I have to admit I don’t like spam — not with breakfast, not in my Jello, and certainly not in my Google Analytics reports. Google has provided the interwebs with a really complex and useful tool for analyzing website traffic, and it’s totally free. But therein lies the problem. Anyone can sign up for Google Analytics and begin sending their data over for analysis. And just as easily anyone can send fake data to Google.
This is called “Ghost Referral Spam,” and it’s trending in a terrible way. You may recognize some of the top offenders — 4webmasters.org, darodar.com, and best-seo-offer.com — their names clog your reports and push down the real referrers and valuable leads. Why would someone add fake hits to your site? Are they just mean? No, there’s something devious going on here too. The intent is to get you to visit their site, which is often redirected to a store (earning the spammer click-through credit), or worse — they may be leading you into a malware trap. If you see a fishy-looking referrer in your Analytics reports, do a web search before visiting the site.
How Does This Work Anyway?
Assuming you have Google Analytics set up, when a real visitor loads a page on your site, a request is made for a tiny file from Google. This request carries with it your Google Analytics ID and the tracking information from the visitor (e.g.: source, medium, referral). Ghost Referrals exploit this open transactional method by faking a request to Google. There is no actual visit to your site — instead a malicious robot sends a random Google Analytics ID (potentially yours) along with their site url as the referrer.
So those hits from ‘4webmasters.org’ and the like are never actually visiting your site. This means no website filters or code added to .htaccess can block them. The only way to remove this false data is through Google Analytics, using filters or segments. And it turns out you probably need both, at least for now.

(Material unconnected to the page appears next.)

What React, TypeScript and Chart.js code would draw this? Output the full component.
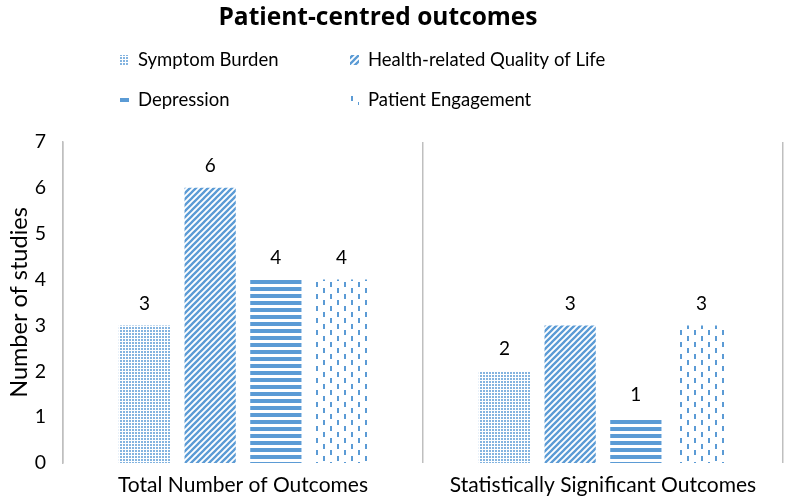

Filtering and Segmenting Spam
The latest trick to remove Ghost Referral Spam is to exclude data where the hostname isn’t correct. Since the spammers are randomly sending IDs and data, they don’t actually know whose ID they are using. Often the hostname — which should be your domain name — is not set or uses another random website name. This post has a guide for setting up your filter, and also has a link to an advanced segment you can import into your views.
This excellent segment is easy to install, updated with info about all the latest bad guys, and it works like a charm. Segments are great because the don’t permanently alter your data. They’re just a way of viewing part of your data. You can even compare the full data view (below, in blue) with the segment (orange).
Notice how the blue spikes (Ghost Referral Spam) are clipped off. Turns out this spam accounted for over 25% of the website traffic in these three months! Segments are a little annoying because you need to remember to apply them every time you view your reports (unless you create a custom report or dashboard where segments can be included).
The best thing to do is create a new filtered view of your data that will restrict by hostname. Make this filter as soon as you can, and update it regularly with the latest spammers. However, keep in mind that all the spam hits collected before you created the filter will remain in your data. (This is why you’ll want to keep that segment around — use it whenever you need to look at your historical data.)
So We’re Safe Now?
Unfortunately, there’s one major problem with filtering or segmenting by incorrect hostnames — it won’t take long for spammers to figure out how to spoof the real hostname as well. What’s required here is a global solution from Google that will authenticate analytics requests to confirm real hostnames. Google has mentioned that they are working on the problem, but there is no mention of when this might be fixed.
In the meantime, set up your filters, apply your segments, and under no circumstances should you open up any spam.